Sometimes I feel bombarded by the extraordinary. With the click of a button, I can watch an entire game boiled down to two minutes of highlights. When I watch SportsCenter, I don’t even have to click a button — I get the best moments from every game across every sport filtered for me.

This makes it easy to follow sports. The slogan of WatchESPN is “never miss a highlight.” And it’s true. I never miss a highlight.

But sports aren’t just highlights. That isn’t to say I’m anti-highlight — I wrote a whole column a couple of weeks ago on All-Star Weekend. But compared to the feeling you get when you experience more than just the highlights?

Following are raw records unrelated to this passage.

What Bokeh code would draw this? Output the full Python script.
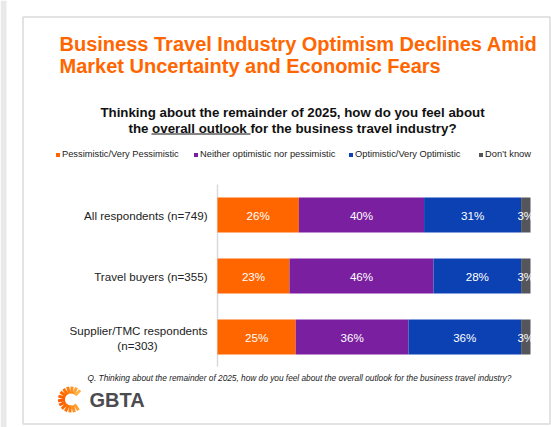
import math
from bokeh.plotting import figure
from bokeh.models import Range1d, ColumnDataSource, Legend, LegendItem
from bokeh.embed import file_html
from bokeh.resources import INLINE
from bokeh.core.properties import value

# ---------------- data ----------------
categories = ["All respondents (n=749)", "Travel buyers (n=355)", "Supplier/TMC respondents\n(n=303)"]
series_names = ["Pessimistic/Very Pessimistic", "Neither optimistic nor pessimistic",
                "Optimistic/Very Optimistic", "Don\u2019t know"]
pessimistic = [26, 23, 25]
neither = [40, 46, 36]
optimistic = [31, 28, 36]
dont_know = [3, 3, 3]
colors = ["#FF6600", "#7A1FA0", "#0B41B3", "#55565B"]

title_lines = ["Business Travel Industry Optimism Declines Amid", "Market Uncertainty and Economic Fears"]
subtitle_lines = ["Thinking about the remainder of 2025, how do you feel about",
                  "the overall outlook for the business travel industry?"]
footnote = ("Q. Thinking about the remainder of 2025, how do you feel about the overall "
            "outlook for the business travel industry?")
FONT = "Liberation Sans"

# ---------------- layout ----------------
W, H = 551, 427
X0_PAGE, X100_PAGE = 217, 530
ppu = (X100_PAGE - X0_PAGE) / 100.0
ROW0_PAGE, ROW_STEP, BAR_PX = 214.5, 61.0, 35.0

x_range = Range1d((0 - X0_PAGE) / ppu, (W - X0_PAGE) / ppu)
y_range = Range1d((H - ROW0_PAGE) / ROW_STEP, (0 - ROW0_PAGE) / ROW_STEP)

p = figure(width=W, height=H, x_range=x_range, y_range=y_range,
           x_axis_type=None, y_axis_type=None, toolbar_location=None,
           output_backend="svg", min_border=0, outline_line_color=None,
           background_fill_color="white", border_fill_color="white")
p.extra_x_ranges = {"px": Range1d(0, W)}
p.extra_y_ranges = {"px": Range1d(H, 0)}
PX = dict(x_range_name="px", y_range_name="px")

# page backdrop, slide frame and axis line (decoration)
p.quad(left=[0], right=[6], top=[0], bottom=[H], fill_color="#E9E9E9", line_color=None, **PX)
p.quad(left=[22.5], right=[549.5], top=[16.5], bottom=[423.5], fill_color=None,
       line_color="#DADADA", line_width=1.5, **PX)
p.segment(x0=[217], y0=[184], x1=[217], y1=[366], line_color="#D9D9D9", line_width=1.5, **PX)

# ---------------- bars ----------------
keys = ["pess", "neither", "opt", "dk"]
series = [pessimistic, neither, optimistic, dont_know]
src = ColumnDataSource(dict(y=list(range(len(categories))), pess=pessimistic,
                            neither=neither, opt=optimistic, dk=dont_know))
bar_renderers = p.hbar_stack(keys, y="y", height=BAR_PX / ROW_STEP, color=colors,
                             line_color=None, source=src)

lx, ly, lt = [], [], []
for i in range(len(categories)):
    start = 0
    for vals in series:
        v = vals[i]
        lx.append(start + v / 2.0)
        ly.append(i)
        lt.append(f"{v}%")
        start += v
p.text(lx, ly, text=lt, text_color="white", text_font=value(FONT), text_font_size="11.6px",
       text_align="center", text_baseline="middle")

# category labels
LBL = dict(text_font=value(FONT), text_font_size="11.6px", text_color="#222222",
           text_baseline="middle")
for i, cat in enumerate(categories):
    parts = cat.split("\n")
    if len(parts) == 1:
        p.text([0], [i], text=[cat], x_offset=-10, text_align="right", **LBL)
    else:
        p.text([0], [i], text=[parts[0]], x_offset=-10, y_offset=-7, text_align="right", **LBL)
        p.text([0], [i], text=[parts[1]], x_offset=-80, y_offset=8, text_align="center", **LBL)

# ---------------- legend (one entry per series, placed like the slide) ----------------
legend_x = [55, 193, 348, 478]
for r, name, lxp in zip(bar_renderers, series_names, legend_x):
    lg = Legend(items=[LegendItem(label=name, renderers=[r])], location=(lxp, 268),
                orientation="horizontal", glyph_width=5, glyph_height=5,
                label_text_font=FONT, label_text_font_size="9.3px", label_text_color="#222222",
                label_standoff=2, spacing=0, padding=0, margin=0, label_height=9,
                label_width=10, border_line_color=None, background_fill_alpha=0)
    p.add_layout(lg, "center")

# ---------------- titles ----------------
p.text([59, 59], [43, 65], text=title_lines, text_font=value(FONT), text_font_style="bold",
       text_font_size="20px", text_color="#FF6600", text_baseline="middle", **PX)
p.text([292, 292], [112, 127.5], text=subtitle_lines, text_font=value(FONT),
       text_font_style="bold", text_font_size="13.3px", text_color="#111111",
       text_align="center", text_baseline="middle", **PX)
p.segment(x0=[151], y0=[133.5], x1=[250], y1=[133.5], line_color="#111111", line_width=1, **PX)

# footnote
p.text([87], [377], text=[footnote], text_font=value(FONT), text_font_style="italic",
       text_font_size="8.3px", text_color="#222222", text_baseline="middle", **PX)

# ---------------- GBTA logo ----------------
cx, cy = 70.5, 399
rx0, ry0, rx1, ry1 = [], [], [], []
ray_colors = ["#FFB347", "#FFA033", "#FF9020", "#FF8010", "#FF7305", "#FF6A00", "#FF6300",
              "#FF5E00", "#FF6300", "#FF6A00", "#FF7305", "#FF8010", "#FF9020", "#FFA033"]
angles = [45 + k * 20 for k in range(14)]
for a in angles:
    t = math.radians(a)
    rx0.append(cx + 6 * math.cos(t)); ry0.append(cy - 6 * math.sin(t))
    rx1.append(cx + 13 * math.cos(t)); ry1.append(cy - 13 * math.sin(t))
p.segment(x0=rx0, y0=ry0, x1=rx1, y1=ry1, line_color=ray_colors, line_width=3, **PX)
p.text([89], [399], text=["GBTA"], text_font=value(FONT), text_font_style="bold",
       text_font_size="20px", text_color="#4B4B50", text_baseline="middle", **PX)

open("out.html", "w").write(file_html(p, INLINE))
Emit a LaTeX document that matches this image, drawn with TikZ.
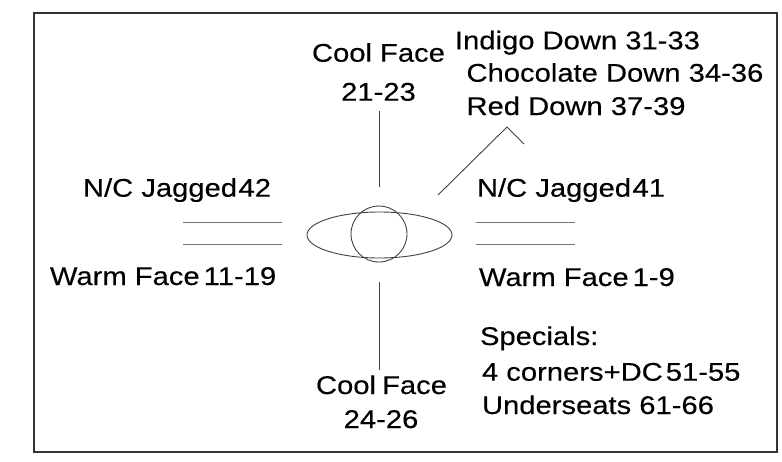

When you get on the Metro, find out they’re only using one track so you’re going to have to wait 20 minutes, subject yourself to stadium chicken fingers, pay five dollars for a bottle of water with no cap on it, get seated next to the guy who’s already 18 beers deep by the end of the first quarter, watch your team get blown out … wait, what was I saying?

Let me give a better example. Just before the All-Star break, LeBron James hit an unbelievable step-back three-pointer at the buzzer to beat the Warriors. If you watched the highlight, you would have been impressed. If you watched the last two minutes live, you would have been shocked. If you watched the whole game? Your reaction might be something like this text I got from a friend  — “Holy (expletive) just watched the heat game.”

That line sums up the feeling of watching the real thing perfectly. Anything else is just the Wikipedia plot summary — the essentials, devoid of the magic.

I’m going to keep taking advantage of that Buzzer Beater Alert (unless NBA.com decides to black that out as well). Hopefully, I won’t always need it.